Item #6012B Zwey Bücher … von der Pestilentz und ihren Zufällen. or Theophrastus Bombastus von Hohenheim PARACELSUS.
Zwey Bücher … von der Pestilentz und ihren Zufällen.
Zwey Bücher … von der Pestilentz und ihren Zufällen.
First Edition of the First Treatise on the Plague by Paracelsus,
“The Luther of Medicine”
Strasbourg: Paul Messerschmidt, 1564.

Zwey Bücher … von der Pestilentz und ihren Zufällen.

8vo. (112) ff, pages [2] and [110-112] are blank. Bound in modern paneled calf, with gilt-stamped fleurons on front and back covers, raised bands. Generally good.

The first edition of this plague treatise by Paracelsus (Theophrastus Bombastus von Hohenheim, 1493-1541), the “Luther of Medicine” and one of the key figures in the history of medicine. Written originally in Nördlingen in 1529-1530, it remained unpublished during Paracelsus’ lifetime and subsequently taken up and edited for publication by the Paracelsian scholar Adam von Bodenstein (1528-1577). The latter dedicated it to Johann Rudolph Stör von Störenberg, Abbot of Murbach and Luders. In addition to the study on pestilence, the text includes two short works by Paracelsus: “Vom Preservatiff durch den Schwebel” and “Von der Mummia.”

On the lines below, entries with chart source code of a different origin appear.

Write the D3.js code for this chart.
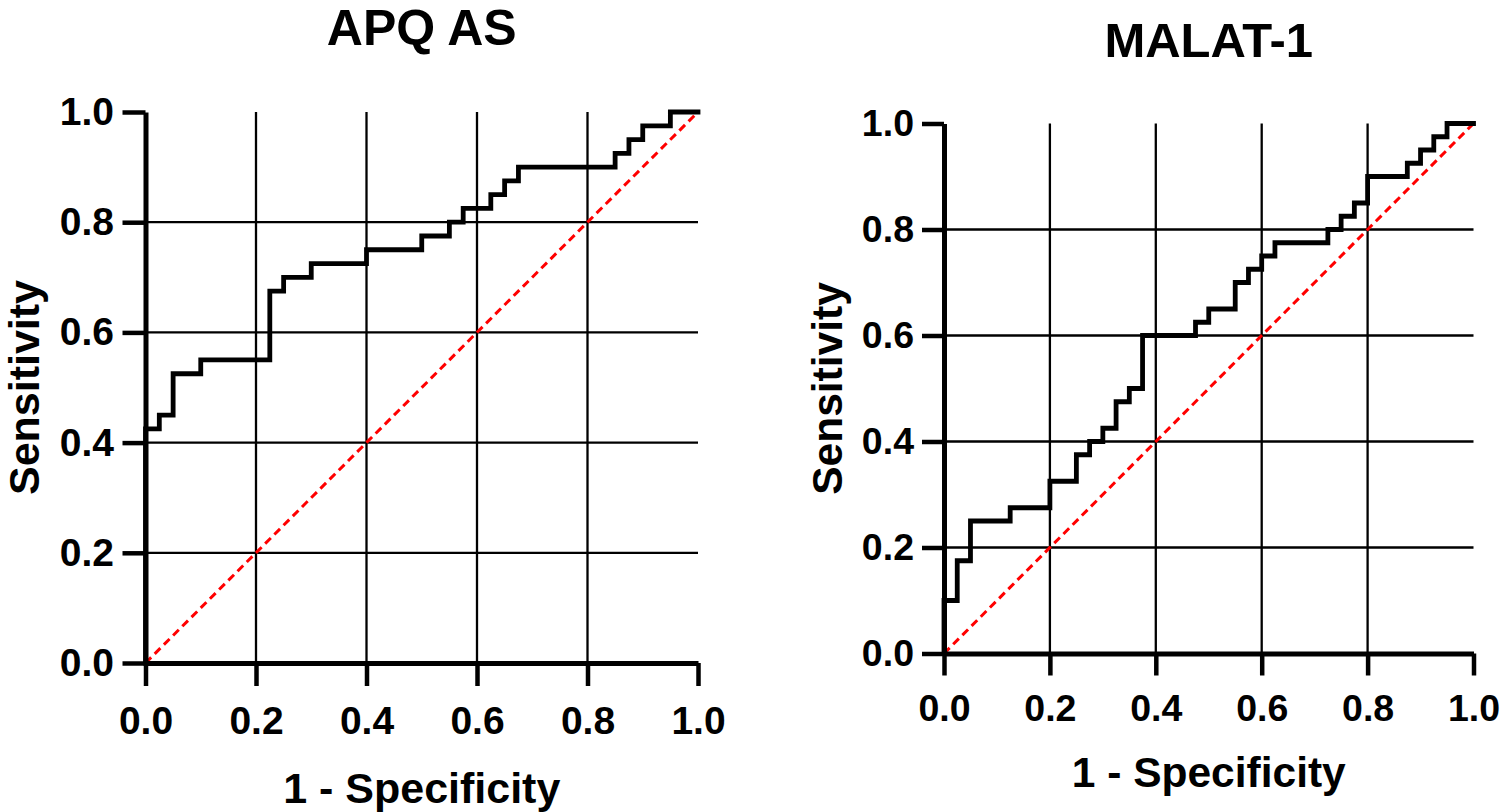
<!DOCTYPE html>
<html>
<head>
<meta charset="utf-8">
<script src="https://cdn.jsdelivr.net/npm/d3@7"></script>
<style>
  html, body { margin: 0; padding: 0; background: #fff; }
  svg { display: block; }
  text { font-family: "Liberation Sans", Arial, Helvetica, sans-serif; font-weight: bold; fill: #000; }
</style>
</head>
<body>
<svg id="chart" width="1502" height="812"></svg>
<script>
// ---- Data ----
const tickValues = [0.0, 0.2, 0.4, 0.6, 0.8, 1.0];
const gridValues = [0.2, 0.4, 0.6, 0.8];

const apqTitle = "APQ AS";
const apqFpr = [0, 0, 0.025, 0.05, 0.1, 0.225, 0.25, 0.3, 0.4, 0.5, 0.55, 0.575, 0.625, 0.65, 0.675, 0.85, 0.875, 0.9, 0.95, 1.0];
const apqTpr = [0, 0.425, 0.45, 0.525, 0.55, 0.675, 0.7, 0.725, 0.75, 0.775, 0.8, 0.825, 0.85, 0.875, 0.9, 0.925, 0.95, 0.975, 1.0, 1.0];

const malatTitle = "MALAT-1";
const malatFpr = [0, 0, 0.025, 0.05, 0.125, 0.2, 0.25, 0.275, 0.3, 0.325, 0.35, 0.375, 0.475, 0.5, 0.55, 0.575, 0.6, 0.625, 0.725, 0.75, 0.775, 0.8, 0.875, 0.9, 0.925, 0.95, 1.0];
const malatTpr = [0, 0.1, 0.175, 0.25, 0.275, 0.325, 0.375, 0.4, 0.425, 0.475, 0.5, 0.6, 0.625, 0.65, 0.7, 0.725, 0.75, 0.775, 0.8, 0.825, 0.85, 0.9, 0.925, 0.95, 0.975, 1.0, 1.0];

const refLine = [0, 1];

const xTitle = "1 - Specificity";
const yTitle = "Sensitivity";

// ---- Layout ----
const panels = [
  { title: apqTitle, fpr: apqFpr, tpr: apqTpr,
    x0: 145.5, x1: 698, y0: 663, y1: 112,
    titleSize: 50, titleY: 45, tickSize: 39, axisTitleSize: 43,
    xTitleY: 803, yTitleX: 39,
    tickLen: 23, yPad: 8.5, xPad: 20 },
  { title: malatTitle, fpr: malatFpr, tpr: malatTpr,
    x0: 944, x1: 1473.5, y0: 653.5, y1: 123.5,
    titleSize: 49, titleY: 57, tickSize: 37.5, axisTitleSize: 42.5,
    xTitleY: 787, yTitleX: 842,
    tickLen: 22, yPad: 8, xPad: 18.5 }
];

const svg = d3.select("#chart");

panels.forEach(p => {
  const x = d3.scaleLinear().domain([0, 1]).range([p.x0, p.x1]);
  const y = d3.scaleLinear().domain([0, 1]).range([p.y0, p.y1]);
  const g = svg.append("g");

  // gridlines
  g.selectAll("line.vgrid").data(gridValues).join("line")
    .attr("class", "vgrid")
    .attr("x1", d => x(d)).attr("x2", d => x(d))
    .attr("y1", y(1)).attr("y2", y(0))
    .attr("stroke", "#000").attr("stroke-width", 2.3);
  g.selectAll("line.hgrid").data(gridValues).join("line")
    .attr("class", "hgrid")
    .attr("x1", x(0)).attr("x2", x(1))
    .attr("y1", d => y(d)).attr("y2", d => y(d))
    .attr("stroke", "#000").attr("stroke-width", 2.3);

  // reference diagonal
  g.append("path")
    .datum(refLine)
    .attr("d", d3.line().x(d => x(d)).y(d => y(d)))
    .attr("fill", "none")
    .attr("stroke", "#ff0000")
    .attr("stroke-width", 3)
    .attr("stroke-dasharray", "8,5");

  // ROC step curve
  const pts = p.fpr.map((f, i) => [f, p.tpr[i]]);
  g.append("path")
    .datum(pts)
    .attr("d", d3.line().x(d => x(d[0])).y(d => y(d[1])).curve(d3.curveStepAfter))
    .attr("fill", "none")
    .attr("stroke", "#000")
    .attr("stroke-width", 4.8)
    .attr("stroke-linejoin", "miter")
    .attr("stroke-linecap", "square");

  // axes
  const xAxis = d3.axisBottom(x).tickValues(tickValues).tickFormat(d3.format(".1f"))
    .tickSize(p.tickLen).tickSizeOuter(0).tickPadding(p.xPad);
  const yAxis = d3.axisLeft(y).tickValues(tickValues).tickFormat(d3.format(".1f"))
    .tickSize(p.tickLen).tickSizeOuter(0).tickPadding(p.yPad);

  const gx = g.append("g").attr("transform", `translate(0,${p.y0})`).call(xAxis);
  const gy = g.append("g").attr("transform", `translate(${p.x0},0)`).call(yAxis);
  [gx, gy].forEach(a => {
    a.select(".domain").attr("stroke", "#000").attr("stroke-width", 5);
    a.selectAll(".tick line").attr("stroke", "#000").attr("stroke-width", 4.5);
    a.selectAll(".tick text")
      .style("font-size", p.tickSize + "px")
      .style("font-family", '"Liberation Sans", Arial, sans-serif')
      .style("font-weight", "bold")
      .attr("fill", "#000");
  });

  // title
  g.append("text")
    .attr("x", (p.x0 + p.x1) / 2).attr("y", p.titleY)
    .attr("text-anchor", "middle")
    .style("font-size", p.titleSize + "px")
    .text(p.title);

  // axis titles
  g.append("text")
    .attr("x", (p.x0 + p.x1) / 2).attr("y", p.xTitleY)
    .attr("text-anchor", "middle")
    .style("font-size", p.axisTitleSize + "px")
    .text(xTitle);
  g.append("text")
    .attr("transform", `translate(${p.yTitleX},${(p.y0 + p.y1) / 2}) rotate(-90)`)
    .attr("text-anchor", "middle")
    .style("font-size", p.axisTitleSize + "px")
    .text(yTitle);
});
</script>
</body>
</html>
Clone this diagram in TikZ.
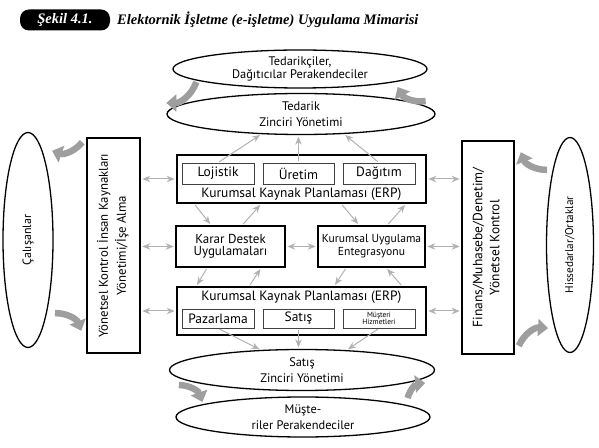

In the primary tract, Paracelsus for the first time presents his complex theory on the origins of the plague which he believed were the result of astrological and corporeal events set in motion by human sins. “This anthropocentric view of an individual disease is in harmony with Paracelsus’ whole philosophy and indeed with Renaissance philosophy in general” [Pagel, p. 179]. Paracelsus also postulates the importance of the principle of sulphur (the corresponding agent of the planet Mars) in pestilence’s causation. He believed that sulphur, hidden in three minerals—antimony, arsenic, and marcasite—affected three corresponding organs: the groin, the axillae, and the ears.

The chapters on causation are followed by sections on remedies. The doctor must cure the agent causing the disease rather than the symptoms of the disease, Paracelsus writes. Humoral pathology and its insistence on diet is of no use. “Paracelsus’ plague remedies include sulphur (spirit of vitriol, sulphur sublimate) and metals, also—for external treatment of boils—toads and decoctions of beetles (designed to remove the evil of magnetic attraction), but herbs and drugs as prescribed by Ficino and Agrippa are greatly amplified and still appear in a prominent place” [Pagel, pp. 180-181, n. 151].

The editor of this volume, Adam von Bodenstein was one of the key figures in the revival of Paracelsian ideas in the German lands in the middle of the sixteenth century. A son of a radical reformer, he believed in transmutation of metals into gold and played a key role in the publication of over 80 works by Paracelsus. For his Paracelsianism, he was excluded from the faculty and council of Basel University.

OCLC records US copies at NYAM, NLM, Wash. U and  UMn.

*Karl Sudhoff, Bibliographia Paracelsica (Berlin, 1894), 60; Walter Pagel, Paracelsus: An Introduction to Philosophical Medicine in the Era of the Renaissance (Boston, 1982, 2nd, revised edition); Georgiana D. Hedesan, “Alchemy, Potency, Imagination Paracelsus’s Theories of Poison,” in John Arrizabalaga, Ole Peter Grell, Andrew Cunningham, eds., It All Depends on the Dose: Poisons and Medicines in European History. The History of Medicine in Context Series (New York, 2018), pp. 81-102; Peter J. Forshaw, “‘Paradoxes, Absurdities, and Madness:’ Conflict over Alchemy, Magic and Medicine in the Works of Andreas Libavius and Heinrich Khunrath,” Early Science and Medicine, vol. 13, no. 1 (2008), pp. 53-81.